Всю последующую неделю я старался проникнуться жизнью человека России образца тысяча девятьсот пятнадцатого года. Читал подшивки газет, разговаривал с медперсоналом и больными. Недоумение, появлявшееся на лицах моих собеседников от моих наивных вопросов, сразу рассеивалось, стоило им намекнуть о потере памяти. Бессовестно пользуясь этим, я старался как можно больше накопить информации, при этом старательно изучая речевые обороты, а так же запоминал, а то и заучивал, новые для себя понятия, выражения и слова. Когда мне хотелось расслабиться, пролистывал рекламу, которой было полно в местных газетах. С точки зрения современного человека все эти объявления были написаны настолько простодушно, с таким неприкрытым восхвалением товара, что они поневоле читались, как забавные рассказики.
Первым резким диссонансом в моей новой жизни стало неожиданное появление "сестры". В воскресение, ближе к обеду, в мою палату неожиданно вошла симпатичная девушка, и села у кровати. С минуту, молча, смотрела на меня, а потом начала говорить: — Здравствуй, милый Сережа. Пришла рассказать тебе новости и передать привет от маменьки. К доктору я сегодня не заходила, но, думаю, ничего нового о тебе не расскажет, ведь ты, по-прежнему, лежишь на больничной койке. Посмотри, я принесла тебе твоих любимых бубликов и пирожное. Помнишь, мы их ели во французской кофейне на Невском, перед твоей отправкой на войну. Господи, как давно это было! Временами мне кажется, что вся наша веселая и яркая жизнь осталась в далеком прошлом. Почему все так случилось, Сережа?! Когда ты уходил, то сказал, что не пройдет и полгода, как вернешься домой героем. Вернулся. И кем? Как мы теперь будем жить, милый братик?

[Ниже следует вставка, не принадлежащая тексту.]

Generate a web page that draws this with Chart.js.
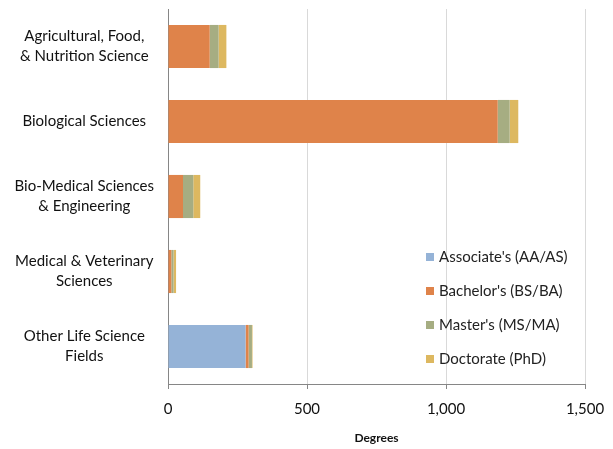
<!DOCTYPE html>
<html>
<head>
<meta charset="utf-8">
<script src="https://cdn.jsdelivr.net/npm/chart.js@4"></script>
<style>
  html, body { margin: 0; padding: 0; background: #fff; }
  #wrap { width: 613px; height: 449px; }
</style>
</head>
<body>
<div id="wrap"><canvas id="degreeChart" width="613" height="449"></canvas></div>
<script>
const categories = [
  ['Agricultural, Food,', '& Nutrition Science'],
  'Biological Sciences',
  ['Bio-Medical Sciences', '& Engineering'],
  ['Medical & Veterinary', 'Sciences'],
  ['Other Life Science', 'Fields'],
];
const associates = [0, 0, 0, 0, 279];
const bachelors = [150, 1186, 54, 12, 11];
const masters = [32, 43, 37, 8, 12];
const doctorates = [28, 31, 25, 9, 2];
const xTicks = [0, 500, 1000, 1500];

const seriesNames = ["Associate's (AA/AS)", "Bachelor's (BS/BA)", "Master's (MS/MA)", 'Doctorate (PhD)'];
const seriesColors = ['#95B3D7', '#DF834A', '#A6AD82', '#DDB860'];

const FONT = 'Lato, "Open Sans", sans-serif';

// legend drawn inside the plot, like the original
const innerLegend = {
  id: 'innerLegend',
  afterDatasetsDraw(chart) {
    const ctx = chart.ctx;
    const area = chart.chartArea;
    ctx.save();
    ctx.font = '15px ' + FONT;
    ctx.textBaseline = 'middle';
    chart.data.datasets.forEach((ds, i) => {
      const y = area.top + 248 + i * 34;
      const x = area.left + 258;
      ctx.fillStyle = ds.backgroundColor;
      ctx.fillRect(x, y - 4, 8, 8);
      ctx.fillStyle = '#222';
      ctx.fillText(ds.label, x + 13, y);
    });
    ctx.restore();
  }
};

const datasets = [associates, bachelors, masters, doctorates].map((vals, i) => ({
  label: seriesNames[i],
  data: vals,
  backgroundColor: seriesColors[i],
  borderWidth: 0,
  categoryPercentage: 1,
  barPercentage: 0.575,
}));

new Chart(document.getElementById('degreeChart'), {
  type: 'bar',
  data: { labels: categories, datasets: datasets },
  plugins: [innerLegend],
  options: {
    indexAxis: 'y',
    responsive: false,
    animation: false,
    layout: { padding: { top: 9, right: 28, left: 0, bottom: 0 } },
    plugins: {
      legend: { display: false },
      tooltip: { enabled: false },
    },
    scales: {
      x: {
        stacked: true,
        min: 0,
        max: 1500,
        afterBuildTicks(scale) {
          scale.ticks = xTicks.map(v => ({ value: v }));
        },
        afterFit(scale) {
          scale.height = 65;
          scale.paddingLeft = 0;
          scale.paddingRight = 0;
        },
        ticks: {
          color: '#111',
          font: { family: FONT, size: 15 },
          padding: 11,
          callback: v => v.toLocaleString('en-US'),
        },
        grid: {
          color: '#D9D9D9',
          tickColor: '#868686',
          tickLength: 5,
        },
        border: { color: '#868686' },
        title: {
          display: true,
          text: 'Degrees',
          color: '#111',
          font: { family: FONT, size: 12, weight: 'bold' },
          padding: { top: 3 },
        },
      },
      y: {
        stacked: true,
        afterFit(scale) {
          scale.width = 168;
          scale.paddingTop = 0;
          scale.paddingBottom = 0;
        },
        ticks: {
          color: '#111',
          font: { family: FONT, size: 15, lineHeight: 1.35 },
          crossAlign: 'center',
          padding: 6,
        },
        grid: { display: false },
        border: { color: '#868686' },
      },
    },
  },
});
</script>
</body>
</html>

Ее глаза наполнились слезами. Покопавшись в сумочке, она достала кружевной платочек и стала промокать глаза. Я напрягся, не зная, что сказать, так как мой жизненный опыт ничего не мог подсказать манеру поведения с девушкой, и к тому же с "моей" сестрой.
Когда спустя несколько минут девушка успокоилась, я облегченно вздохнул. Какое-то время мы молчали, а потом Наташа продолжила:
— Знаешь, Сережа, на прошлой неделе на балу я познакомилась с молодым человеком. Он такой веселый и так интересно рассказывает! Его зовут Алексей, и он служит по почтовому ведомству. Знаю, что ты скажешь! Настоящий мужчина должен быть военным. А я вот тебе так отвечу: как насчет тебя? Где тот мужчина?
Ее голос перехватило, а глаза снова повлажнели.
"Хм. Деваться-то некуда, надо представляться и налаживать отношения".
— Может, хватит сырость разводить, сестренка?
При моих словах та неподвижно застыла. С минуту смотрела на меня широко раскрытыми от изумления глазами.
— Сережа?
— Да, Наташа. Да. Доктор меня вылечил. Правда, частично. Памяти нет, зато все понимаю.
— О, чудо! Доктор.... Сережа!
Сначала она задохнулась от полноты чувств, потом вскочила на ноги и бросилась обнимать меня. В этот самый момент появился доктор.
— Наталья Александровна, голубушка! Что же вы ко мне сначала не зашли?! Вы на себя посмотрите! Как вы разволновались! Ну-ка глубоко вздохните, а затем медленно выдохните. Еще раз. Может, сестру позвать, пусть вам валерьянки накапает?